• _REQUIRED TASK_: Set the lines down again exactly, first line through the line that contains "3.42, 4.24, 4.82]", with no pictures.

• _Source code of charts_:
#####

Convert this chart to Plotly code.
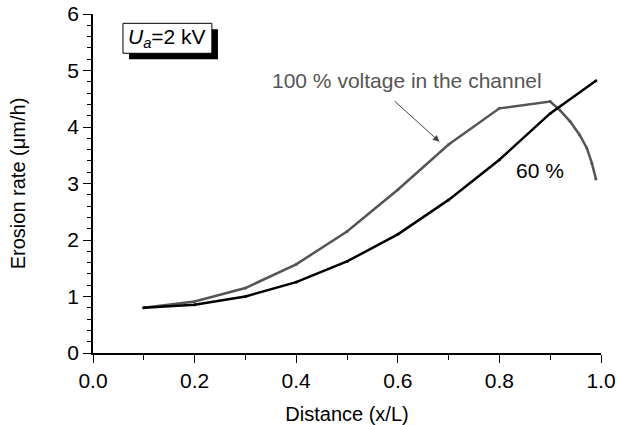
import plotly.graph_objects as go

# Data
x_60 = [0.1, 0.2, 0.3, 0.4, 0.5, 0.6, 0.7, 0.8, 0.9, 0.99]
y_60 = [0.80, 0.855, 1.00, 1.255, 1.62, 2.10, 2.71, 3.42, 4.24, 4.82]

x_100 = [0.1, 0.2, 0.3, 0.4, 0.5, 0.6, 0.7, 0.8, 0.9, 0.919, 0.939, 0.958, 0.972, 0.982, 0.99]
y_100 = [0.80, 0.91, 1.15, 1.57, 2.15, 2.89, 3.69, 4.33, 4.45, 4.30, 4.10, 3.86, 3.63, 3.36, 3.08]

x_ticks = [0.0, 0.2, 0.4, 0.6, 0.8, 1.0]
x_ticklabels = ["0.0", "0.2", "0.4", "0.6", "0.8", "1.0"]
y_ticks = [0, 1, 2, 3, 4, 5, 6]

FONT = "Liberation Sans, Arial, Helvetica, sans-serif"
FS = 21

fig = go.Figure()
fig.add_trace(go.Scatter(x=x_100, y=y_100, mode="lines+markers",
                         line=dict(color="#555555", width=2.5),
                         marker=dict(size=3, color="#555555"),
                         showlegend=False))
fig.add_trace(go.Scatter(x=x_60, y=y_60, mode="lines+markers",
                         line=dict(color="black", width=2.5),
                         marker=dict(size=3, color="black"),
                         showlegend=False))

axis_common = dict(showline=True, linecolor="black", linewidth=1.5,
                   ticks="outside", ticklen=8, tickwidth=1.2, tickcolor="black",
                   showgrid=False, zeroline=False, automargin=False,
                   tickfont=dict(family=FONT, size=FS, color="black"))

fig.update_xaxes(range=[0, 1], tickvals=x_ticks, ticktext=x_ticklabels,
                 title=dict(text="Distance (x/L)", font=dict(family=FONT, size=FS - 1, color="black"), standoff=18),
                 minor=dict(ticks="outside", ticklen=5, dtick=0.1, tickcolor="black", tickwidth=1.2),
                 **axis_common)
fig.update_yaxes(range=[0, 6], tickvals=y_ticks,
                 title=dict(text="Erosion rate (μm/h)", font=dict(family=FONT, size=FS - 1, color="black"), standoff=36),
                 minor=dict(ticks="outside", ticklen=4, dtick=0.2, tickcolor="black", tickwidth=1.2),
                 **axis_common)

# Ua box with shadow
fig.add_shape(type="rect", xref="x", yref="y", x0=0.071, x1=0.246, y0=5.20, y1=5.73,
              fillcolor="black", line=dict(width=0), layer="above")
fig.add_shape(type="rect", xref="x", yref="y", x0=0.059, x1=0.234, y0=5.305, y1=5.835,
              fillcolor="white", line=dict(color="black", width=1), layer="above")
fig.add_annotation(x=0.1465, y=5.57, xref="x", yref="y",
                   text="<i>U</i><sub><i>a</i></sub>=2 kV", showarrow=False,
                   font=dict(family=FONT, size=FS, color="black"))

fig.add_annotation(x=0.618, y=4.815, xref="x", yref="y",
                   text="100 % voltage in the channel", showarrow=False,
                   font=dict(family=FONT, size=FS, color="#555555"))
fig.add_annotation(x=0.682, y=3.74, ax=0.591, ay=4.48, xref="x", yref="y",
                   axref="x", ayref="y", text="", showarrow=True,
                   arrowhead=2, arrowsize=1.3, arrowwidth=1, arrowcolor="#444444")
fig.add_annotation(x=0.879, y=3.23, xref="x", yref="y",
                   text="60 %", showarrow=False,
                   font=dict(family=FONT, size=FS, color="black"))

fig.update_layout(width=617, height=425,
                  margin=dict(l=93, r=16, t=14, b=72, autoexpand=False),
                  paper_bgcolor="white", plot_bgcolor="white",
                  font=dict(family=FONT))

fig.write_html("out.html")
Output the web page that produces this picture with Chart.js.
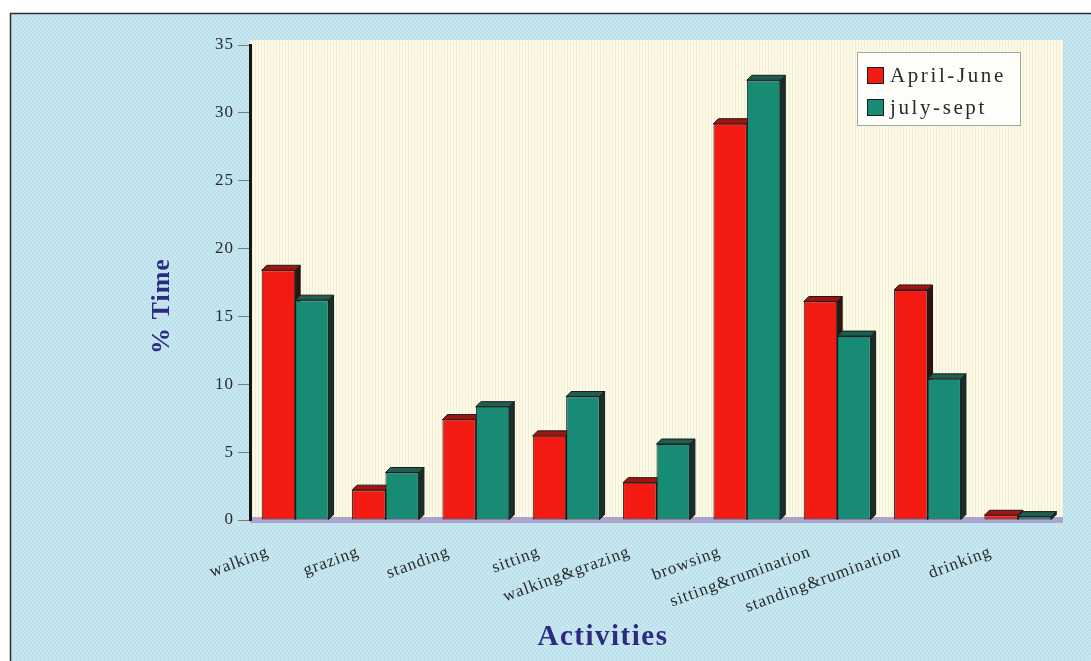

#####

• _CORRECT RESULT_:
Convert this chart to Plotly code.
import plotly.graph_objects as go

# Data
x_60 = [0.1, 0.2, 0.3, 0.4, 0.5, 0.6, 0.7, 0.8, 0.9, 0.99]
y_60 = [0.80, 0.855, 1.00, 1.255, 1.62, 2.10, 2.71, 3.42, 4.24, 4.82]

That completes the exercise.